Von Neumann is the god of computer systems. That CPU gets an arbitrary input; it will go into an arbitrary output. The abstraction of Von Neumann is that it gets all the control flow, and data flow happens within the CPU, which uses memory itself for load and storage. So, if we snapshot all the states within the CPU, we can replay them elsewhere.

Now, we come to the scenario of heterogeneous systems. The endpoint could happen in the PCIe attachment or within the SoC that adds the ISA extension to a certain CPU, like Intel DSA, IAA, AVX, or AMX. The former is a standalone Von Neumann Architecture that does the same as above; the latter is just integrated into the CPU, which adds the register state for those extensions. If the GPU wants to access the memory inside the CPU, the CPU needs to offload the control flow and synchronize all the data flow if you want to record and replay things inside the GPU. The control flow is what we are familiar with, which is CUDA. It will rely on the UVM driver in the CPU to get the offloading control flow done and transmit the memory. When everything is done, UVM will put the data the right way inside the CPU, like by leveraging DMA or DSA in a recent CPU. Then we need to ask a question: Is that enough? We see solutions like Ray that use the above method of data movement to virtualize certain GPU operations, like epoch-wise snapshots of AI workloads, but it's way too much overhead.

That's where Slug Architecture takes place. Every endpoint that has a cache agent (CHA), which in the above graph is the CPU and GPU, is Von Neumann.
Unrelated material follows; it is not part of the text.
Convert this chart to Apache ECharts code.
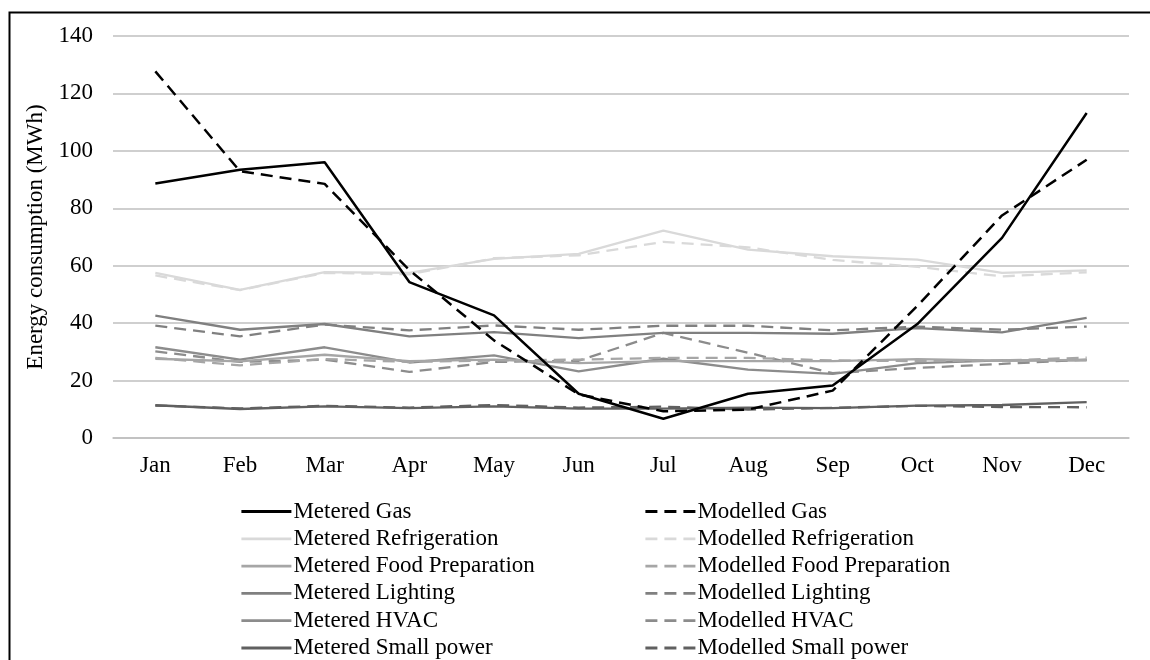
<!DOCTYPE html>
<html>
<head>
<meta charset="utf-8">
<script src="https://cdn.jsdelivr.net/npm/echarts@6/dist/echarts.min.js"></script>
<style>html,body{margin:0;padding:0;background:#fff}#c{width:1150px;height:660px}</style>
</head>
<body>
<div id="c"></div>
<script>
const months = ['Jan','Feb','Mar','Apr','May','Jun','Jul','Aug','Sep','Oct','Nov','Dec'];
const yTicks = [0,20,40,60,80,100,120,140];

const meteredGas = [88.6,93.4,96.0,54.3,42.7,15.4,6.7,15.4,18.3,39.7,69.7,113.2];
const modelledGas = [127.7,92.9,88.5,58.5,34.0,15.2,9.3,9.9,16.5,46.0,77.5,96.9];
const meteredRefrigeration = [57.5,51.6,57.8,57.5,62.4,64.1,72.2,65.6,63.3,62.1,57.5,58.4];
const modelledRefrigeration = [56.6,51.5,57.5,57.0,62.6,63.6,68.3,66.4,62.0,59.6,56.3,57.7];
const meteredFoodPreparation = [27.6,26.7,29.0,26.8,27.3,26.1,26.8,26.8,26.8,27.5,26.9,27.2];
const modelledFoodPreparation = [27.9,25.3,27.5,26.5,27.0,27.3,27.9,27.9,27.0,26.8,27.0,28.0];
const meteredLighting = [42.6,37.7,39.7,35.4,36.9,34.8,36.6,36.6,36.3,38.3,36.8,41.8];
const modelledLighting = [39.1,35.4,39.5,37.5,39.2,37.7,39.1,39.1,37.5,38.8,37.7,38.8];
const meteredHVAC = [31.6,27.3,31.6,26.3,28.8,23.2,27.6,23.8,22.3,26.1,27.0,27.0];
const modelledHVAC = [30.2,26.5,27.3,23.0,26.5,26.9,36.6,29.7,22.6,24.4,25.8,27.3];
const meteredSmallPower = [11.4,10.1,11.0,10.4,11.0,10.2,10.2,10.6,10.4,11.3,11.5,12.5];
const modelledSmallPower = [11.3,10.3,11.2,10.6,11.5,10.6,10.9,9.9,10.5,11.2,10.8,10.7];

const FONT = "'Liberation Serif','Times New Roman',serif";
const FS = 23;
const DASH = [12, 7];

function mk(name, data, color, dashed, width, z) {
  return {
    name: name, type: 'line', data: data, symbol: 'none', z: z,
    lineStyle: { color: color, width: width, type: dashed ? DASH : 'solid' },
    itemStyle: { color: color },
    emphasis: { disabled: true }, animation: false
  };
}

const series = [
  mk('Metered Small power', meteredSmallPower, '#606060', false, 2.3, 2),
  mk('Modelled Small power', modelledSmallPower, '#606060', true, 2.3, 2),
  mk('Metered HVAC', meteredHVAC, '#8c8c8c', false, 2.3, 2),
  mk('Modelled HVAC', modelledHVAC, '#8c8c8c', true, 2.3, 2),
  mk('Metered Lighting', meteredLighting, '#808080', false, 2.3, 2),
  mk('Modelled Lighting', modelledLighting, '#808080', true, 2.3, 2),
  mk('Metered Food Preparation', meteredFoodPreparation, '#a6a6a6', false, 2.3, 2),
  mk('Modelled Food Preparation', modelledFoodPreparation, '#a6a6a6', true, 2.3, 2),
  mk('Metered Refrigeration', meteredRefrigeration, '#d9d9d9', false, 2.3, 2),
  mk('Modelled Refrigeration', modelledRefrigeration, '#d9d9d9', true, 2.3, 2),
  mk('Metered Gas', meteredGas, '#000000', false, 2.5, 3),
  mk('Modelled Gas', modelledGas, '#000000', true, 2.5, 3)
];

const legendCommon = {
  orient: 'vertical', top: 500, padding: 0,
  itemWidth: 50, itemHeight: 20, itemGap: 4.3,
  itemStyle: { opacity: 0 },
  lineStyle: { width: 2.8 },
  textStyle: { fontFamily: FONT, fontSize: FS, color: '#000', lineHeight: 20, padding: [0,0,0,-3] },
  selectedMode: false
};

const chart = echarts.init(document.getElementById('c'), null, { renderer: 'canvas' });
chart.setOption({
  animation: false,
  backgroundColor: '#fff',
  grid: { left: 113, right: 21, top: 36, bottom: 222, containLabel: false },
  xAxis: {
    type: 'category', data: months, boundaryGap: true,
    axisLine: { show: true, lineStyle: { color: '#bfbfbf', width: 1.5 } },
    axisTick: { show: false },
    axisLabel: { fontFamily: FONT, fontSize: FS, color: '#000', margin: 16 }
  },
  yAxis: {
    type: 'value', min: 0, max: 140, interval: 20,
    name: 'Energy consumption (MWh)', nameLocation: 'middle', nameGap: 65,
    nameTextStyle: { fontFamily: FONT, fontSize: FS, color: '#000' },
    axisLine: { show: false }, axisTick: { show: false },
    axisLabel: { fontFamily: FONT, fontSize: FS, color: '#000', margin: 20,
      formatter: function (v) { return yTicks.indexOf(v) >= 0 ? String(v) : ''; } },
    splitLine: { show: true, lineStyle: { color: '#bfbfbf', width: 1.5 } }
  },
  legend: [
    Object.assign({}, legendCommon, { left: 240, data: ['Metered Gas','Metered Refrigeration','Metered Food Preparation','Metered Lighting','Metered HVAC','Metered Small power'] }),
    Object.assign({}, legendCommon, { left: 644, data: ['Modelled Gas','Modelled Refrigeration','Modelled Food Preparation','Modelled Lighting','Modelled HVAC','Modelled Small power'] })
  ],
  graphic: [{
    type: 'rect', left: 7, top: 10, silent: true,
    shape: { x: 0, y: 0, width: 1200, height: 700 },
    style: { fill: 'none', stroke: '#000', lineWidth: 2 }
  }],
  series: series
});
</script>
</body>
</html>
The difference is we add green stuff inside the CPU; we already have implementations like Intel PT or Arm Core Sight to record the CPU Von Neumann operations, and the GPU has nsys with private protocols inside their profiler to do the hack to record the GPU Von Neumann operations, which is just fine in side Slug Architecture. The difference is that the Slug Architecture requires every endpoint to have an External Memory Controller that does more than memory load and store instructions; it does memory offload (data flow and control flow that is not only ld/st) requests and can monitor every request to or from this Von Neumann Architecture's memory requests just like pebs do. It could be software manageable for switching on or off. Also, inside every EMC of traditional memory components, like CXL 3.0 switches, DRAM, and NAND, we have the same thing for recording those. Then the problem is, if we decouple all the components that have their own state, can we only add EMC's CXL fabric state to record and replay? I think it's yes. The current offloading of the code and code monitoring for getting which cycle to do what is event-driven is doable by leveraging the J Extension that has memory operations bubbles for compiling; you can stall the world of the CPU and let it wait until the next event!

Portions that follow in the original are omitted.